Exercise objective :: Repeat the material verbatim and drop the pictures.

Source excerpt ::
####
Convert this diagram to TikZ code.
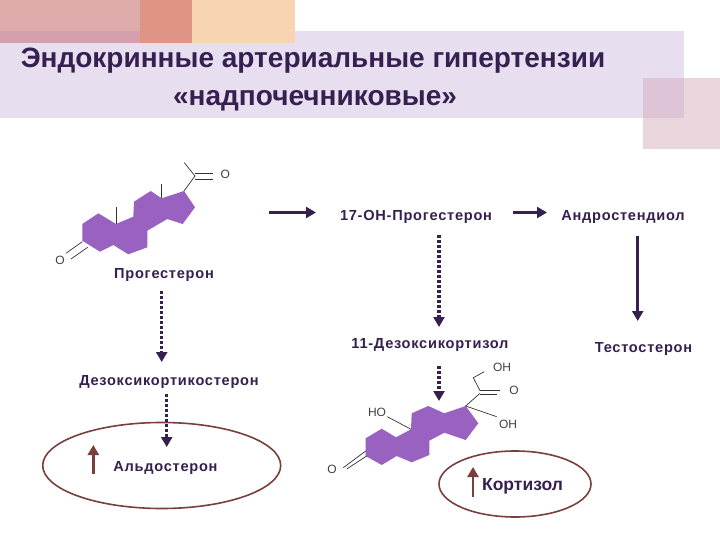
\documentclass[tikz,border=0pt]{standalone}
\usepackage{fontspec}
\setmainfont{Liberation Sans}
\newfontfamily\labelfont[LetterSpace=5]{Liberation Sans}
\usetikzlibrary{arrows.meta,shapes.geometric}
\definecolor{inkdark}{HTML}{35204F}
\definecolor{ringfill}{HTML}{9A62C0}
\definecolor{loopbrown}{HTML}{7A3F3C}
\definecolor{bandfill}{HTML}{E7DEEF}
\definecolor{blockrose}{HTML}{E0ABAB}
\definecolor{blockmix}{HTML}{D69FAD}
\definecolor{blockcoral}{HTML}{DE9585}
\definecolor{blockpeach}{HTML}{F8D5B2}
\definecolor{blockmauve}{HTML}{E9D6DD}
\definecolor{blockover}{HTML}{DDC4D7}
\tikzset{
  compound/.style = {font = \labelfont\fontsize{14.6}{16}\bfseries, text = inkdark, inner sep = 0pt},
  atom/.style = {font = \fontsize{12}{14}\selectfont, text = black!75, inner sep = 0pt},
  title/.style = {font = \fontsize{28}{30}\bfseries, text = inkdark, inner sep = 0pt},
  bond/.style = {draw = black!80, line width = 0.7pt},
  ring/.style = {fill = ringfill},
  solidstep/.style = {draw = inkdark, line width = 3.4pt, -{Triangle[length = 10pt, width = 11pt]}},
  dotstep/.style = {draw = inkdark, line width = 3.4pt, dash pattern = on 3pt off 2pt, -{Triangle[length = 10pt, width = 11pt]}},
  risearrow/.style = {draw = loopbrown, line width = 2.6pt, -{Triangle[length = 10pt, width = 11pt]}},
  hormoneloop/.style = {draw = loopbrown, line width = 1.6pt}
}
\begin{document}
\begin{tikzpicture}[x = 1pt, y = -1pt]
  \useasboundingbox (0, 0) rectangle (720, 540);
  \fill [white] (0, 0) rectangle (720, 540);

  % header blocks
  \fill [bandfill] (0, 31) rectangle (684, 118);
  \fill [blockrose] (0, 0) rectangle (140, 31);
  \fill [blockmix] (0, 31) rectangle (140, 43);
  \fill [blockcoral] (140, 0) rectangle (192, 43);
  \fill [blockpeach] (192, 0) rectangle (295, 43);
  \fill [blockmauve] (643, 78) rectangle (720, 149);
  \fill [blockover] (643, 78) rectangle (684, 118);
  \node [title] (head1) at (313, 60.5) {Эндокринные артериальные гипертензии};
  \node [title] (head2) at (315, 101) {«надпочечниковые»};

  % progesterone
  \fill [ring] (82.3, 224) -- (98.3, 213.3) -- (116, 224) -- (133.3, 216.7) -- (134, 201.7)
    -- (150.7, 191) -- (161.7, 198.3) -- (184, 191) -- (195, 207.3) -- (182.7, 224)
    -- (167.3, 219) -- (147.3, 230.7) -- (147.3, 247.3) -- (128.3, 254.3) -- (113.3, 245)
    -- (100, 251.7) -- (82.3, 240.7) -- cycle;
  \draw [bond] (116, 224) -- (116, 206.7);
  \draw [bond] (161.7, 198.3) -- (161.7, 184.3);
  \draw [bond] (184, 191) -- (195, 176) -- (184.3, 162.7);
  \node [atom] (O1) at (225.3, 174) {O};
  \node [atom] (O2) at (60, 260) {O};
  \draw [bond] (195, 173.3) -- (212.7, 173.3);
  \draw [bond] (195, 179.3) -- (212.7, 179.3);
  \draw [bond] (82.3, 241.7) -- (66, 253.3);
  \draw [bond] (87.7, 247.3) -- (71, 259);

  % cortisol
  \fill [ring] (365.7, 438.3) -- (381.7, 428.7) -- (396, 437.3) -- (411, 429.3) -- (411.7, 413.3)
    -- (428.3, 406) -- (444.3, 413.3) -- (465.7, 406) -- (478.3, 423.3) -- (465.7, 440)
    -- (444.3, 432.7) -- (429.3, 440.7) -- (429.3, 455) -- (411.7, 462.3) -- (396.7, 456)
    -- (381.7, 465) -- (365.7, 456) -- cycle;
  \node [atom] (OH1) at (502, 367) {OH};
  \node [atom] (O3) at (514, 390) {O};
  \node [atom] (OH2) at (508, 424) {OH};
  \node [atom] (HO) at (377, 412.5) {HO};
  \node [atom] (O4) at (332, 469) {O};
  \draw [bond] (465.7, 406) -- (480, 393.3);
  \draw [bond] (480, 390.7) -- (500, 390.7);
  \draw [bond] (480, 394.3) -- (497, 394.3);
  \draw [bond] (480, 390.7) -- (473.3, 377.7) -- (484.3, 371.7);
  \draw [bond] (465.7, 406) -- (496.7, 416.7);
  \draw [bond] (387.3, 416.7) -- (411, 429.3);
  \draw [bond] (365.7, 451) -- (343.3, 467.7);
  \draw [bond] (366.7, 456) -- (346.7, 469);

  % labels
  \node [compound] (progest) at (164, 274.5) {Прогестерон};
  \node [compound] (hydroxy) at (416, 217) {17-ОН-Прогестерон};
  \node [compound] (androst) at (623, 217) {Андростендиол};
  \node [compound] (deoxycort) at (430, 345) {11-Дезоксикортизол};
  \node [compound] (testost) at (643.5, 348.5) {Тестостерон};
  \node [compound] (doc) at (169, 381.5) {Дезоксикортикостерон};
  \node [compound] (aldo) at (165.5, 467.5) {Альдостерон};
  \node [font = \fontsize{17.5}{19}\selectfont\bfseries, text = inkdark, inner sep = 0pt] (cort) at (522.5, 486) {Кортизол};

  % rings round the end products
  \node [hormoneloop, ellipse, minimum width = 238pt, minimum height = 86pt] (aldoloop) at (161.7, 465.5) {};
  \node [hormoneloop, ellipse, minimum width = 152pt, minimum height = 66pt] (cortloop) at (515, 484) {};

  % pathway
  \coordinate (a1) at (269, 212.5);
  \coordinate (a2) at (316, 212.5);
  \coordinate (b1) at (513, 212.5);
  \coordinate (b2) at (547, 212.5);
  \coordinate (c1) at (439, 235);
  \coordinate (c2) at (439, 327);
  \coordinate (d1) at (637.7, 236);
  \coordinate (d2) at (637.7, 321);
  \coordinate (e1) at (439, 366);
  \coordinate (e2) at (439, 401);
  \coordinate (f1) at (161.7, 291);
  \coordinate (f2) at (161.7, 362);
  \coordinate (g1) at (166.7, 394);
  \coordinate (g2) at (166.7, 447);
  \coordinate (h1) at (93.3, 473.5);
  \coordinate (h2) at (93.3, 445);
  \coordinate (k1) at (473, 497);
  \coordinate (k2) at (473, 467);
  \draw [solidstep] (a1) -- (a2);
  \draw [solidstep] (b1) -- (b2);
  \draw [solidstep] (d1) -- (d2);
  \draw [dotstep] (c1) -- (c2);
  \draw [dotstep] (e1) -- (e2);
  \draw [dotstep] (f1) -- (f2);
  \draw [dotstep] (g1) -- (g2);
  \draw [risearrow] (h1) -- (h2);
  \draw [risearrow] (k1) -- (k2);
\end{tikzpicture}
\end{document}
####
The reply ::
Convert this diagram to TikZ code.
\documentclass[tikz,border=0pt]{standalone}
\usepackage{fontspec}
\setmainfont{Liberation Sans}
\newfontfamily\labelfont[LetterSpace=5]{Liberation Sans}
\usetikzlibrary{arrows.meta,shapes.geometric}
\definecolor{inkdark}{HTML}{35204F}
\definecolor{ringfill}{HTML}{9A62C0}
\definecolor{loopbrown}{HTML}{7A3F3C}
\definecolor{bandfill}{HTML}{E7DEEF}
\definecolor{blockrose}{HTML}{E0ABAB}
\definecolor{blockmix}{HTML}{D69FAD}
\definecolor{blockcoral}{HTML}{DE9585}
\definecolor{blockpeach}{HTML}{F8D5B2}
\definecolor{blockmauve}{HTML}{E9D6DD}
\definecolor{blockover}{HTML}{DDC4D7}
\tikzset{
  compound/.style = {font = \labelfont\fontsize{14.6}{16}\bfseries, text = inkdark, inner sep = 0pt},
  atom/.style = {font = \fontsize{12}{14}\selectfont, text = black!75, inner sep = 0pt},
  title/.style = {font = \fontsize{28}{30}\bfseries, text = inkdark, inner sep = 0pt},
  bond/.style = {draw = black!80, line width = 0.7pt},
  ring/.style = {fill = ringfill},
  solidstep/.style = {draw = inkdark, line width = 3.4pt, -{Triangle[length = 10pt, width = 11pt]}},
  dotstep/.style = {draw = inkdark, line width = 3.4pt, dash pattern = on 3pt off 2pt, -{Triangle[length = 10pt, width = 11pt]}},
  risearrow/.style = {draw = loopbrown, line width = 2.6pt, -{Triangle[length = 10pt, width = 11pt]}},
  hormoneloop/.style = {draw = loopbrown, line width = 1.6pt}
}
\begin{document}
\begin{tikzpicture}[x = 1pt, y = -1pt]
  \useasboundingbox (0, 0) rectangle (720, 540);
  \fill [white] (0, 0) rectangle (720, 540);

  % header blocks
  \fill [bandfill] (0, 31) rectangle (684, 118);
  \fill [blockrose] (0, 0) rectangle (140, 31);
  \fill [blockmix] (0, 31) rectangle (140, 43);
  \fill [blockcoral] (140, 0) rectangle (192, 43);
  \fill [blockpeach] (192, 0) rectangle (295, 43);
  \fill [blockmauve] (643, 78) rectangle (720, 149);
  \fill [blockover] (643, 78) rectangle (684, 118);
  \node [title] (head1) at (313, 60.5) {Эндокринные артериальные гипертензии};
  \node [title] (head2) at (315, 101) {«надпочечниковые»};

  % progesterone
  \fill [ring] (82.3, 224) -- (98.3, 213.3) -- (116, 224) -- (133.3, 216.7) -- (134, 201.7)
    -- (150.7, 191) -- (161.7, 198.3) -- (184, 191) -- (195, 207.3) -- (182.7, 224)
    -- (167.3, 219) -- (147.3, 230.7) -- (147.3, 247.3) -- (128.3, 254.3) -- (113.3, 245)
    -- (100, 251.7) -- (82.3, 240.7) -- cycle;
  \draw [bond] (116, 224) -- (116, 206.7);
  \draw [bond] (161.7, 198.3) -- (161.7, 184.3);
  \draw [bond] (184, 191) -- (195, 176) -- (184.3, 162.7);
  \node [atom] (O1) at (225.3, 174) {O};
  \node [atom] (O2) at (60, 260) {O};
  \draw [bond] (195, 173.3) -- (212.7, 173.3);
  \draw [bond] (195, 179.3) -- (212.7, 179.3);
  \draw [bond] (82.3, 241.7) -- (66, 253.3);
  \draw [bond] (87.7, 247.3) -- (71, 259);

  % cortisol
  \fill [ring] (365.7, 438.3) -- (381.7, 428.7) -- (396, 437.3) -- (411, 429.3) -- (411.7, 413.3)
    -- (428.3, 406) -- (444.3, 413.3) -- (465.7, 406) -- (478.3, 423.3) -- (465.7, 440)
    -- (444.3, 432.7) -- (429.3, 440.7) -- (429.3, 455) -- (411.7, 462.3) -- (396.7, 456)
    -- (381.7, 465) -- (365.7, 456) -- cycle;
  \node [atom] (OH1) at (502, 367) {OH};
  \node [atom] (O3) at (514, 390) {O};
  \node [atom] (OH2) at (508, 424) {OH};
  \node [atom] (HO) at (377, 412.5) {HO};
  \node [atom] (O4) at (332, 469) {O};
  \draw [bond] (465.7, 406) -- (480, 393.3);
  \draw [bond] (480, 390.7) -- (500, 390.7);
  \draw [bond] (480, 394.3) -- (497, 394.3);
  \draw [bond] (480, 390.7) -- (473.3, 377.7) -- (484.3, 371.7);
  \draw [bond] (465.7, 406) -- (496.7, 416.7);
  \draw [bond] (387.3, 416.7) -- (411, 429.3);
  \draw [bond] (365.7, 451) -- (343.3, 467.7);
  \draw [bond] (366.7, 456) -- (346.7, 469);

  % labels
  \node [compound] (progest) at (164, 274.5) {Прогестерон};
  \node [compound] (hydroxy) at (416, 217) {17-ОН-Прогестерон};
  \node [compound] (androst) at (623, 217) {Андростендиол};
  \node [compound] (deoxycort) at (430, 345) {11-Дезоксикортизол};
  \node [compound] (testost) at (643.5, 348.5) {Тестостерон};
  \node [compound] (doc) at (169, 381.5) {Дезоксикортикостерон};
  \node [compound] (aldo) at (165.5, 467.5) {Альдостерон};
  \node [font = \fontsize{17.5}{19}\selectfont\bfseries, text = inkdark, inner sep = 0pt] (cort) at (522.5, 486) {Кортизол};

  % rings round the end products
  \node [hormoneloop, ellipse, minimum width = 238pt, minimum height = 86pt] (aldoloop) at (161.7, 465.5) {};
  \node [hormoneloop, ellipse, minimum width = 152pt, minimum height = 66pt] (cortloop) at (515, 484) {};

  % pathway
  \coordinate (a1) at (269, 212.5);
  \coordinate (a2) at (316, 212.5);
  \coordinate (b1) at (513, 212.5);
  \coordinate (b2) at (547, 212.5);
  \coordinate (c1) at (439, 235);
  \coordinate (c2) at (439, 327);
  \coordinate (d1) at (637.7, 236);
  \coordinate (d2) at (637.7, 321);
  \coordinate (e1) at (439, 366);
  \coordinate (e2) at (439, 401);
  \coordinate (f1) at (161.7, 291);
  \coordinate (f2) at (161.7, 362);
  \coordinate (g1) at (166.7, 394);
  \coordinate (g2) at (166.7, 447);
  \coordinate (h1) at (93.3, 473.5);
  \coordinate (h2) at (93.3, 445);
  \coordinate (k1) at (473, 497);
  \coordinate (k2) at (473, 467);
  \draw [solidstep] (a1) -- (a2);
  \draw [solidstep] (b1) -- (b2);
  \draw [solidstep] (d1) -- (d2);
  \draw [dotstep] (c1) -- (c2);
  \draw [dotstep] (e1) -- (e2);
  \draw [dotstep] (f1) -- (f2);
  \draw [dotstep] (g1) -- (g2);
  \draw [risearrow] (h1) -- (h2);
  \draw [risearrow] (k1) -- (k2);
\end{tikzpicture}
\end{document}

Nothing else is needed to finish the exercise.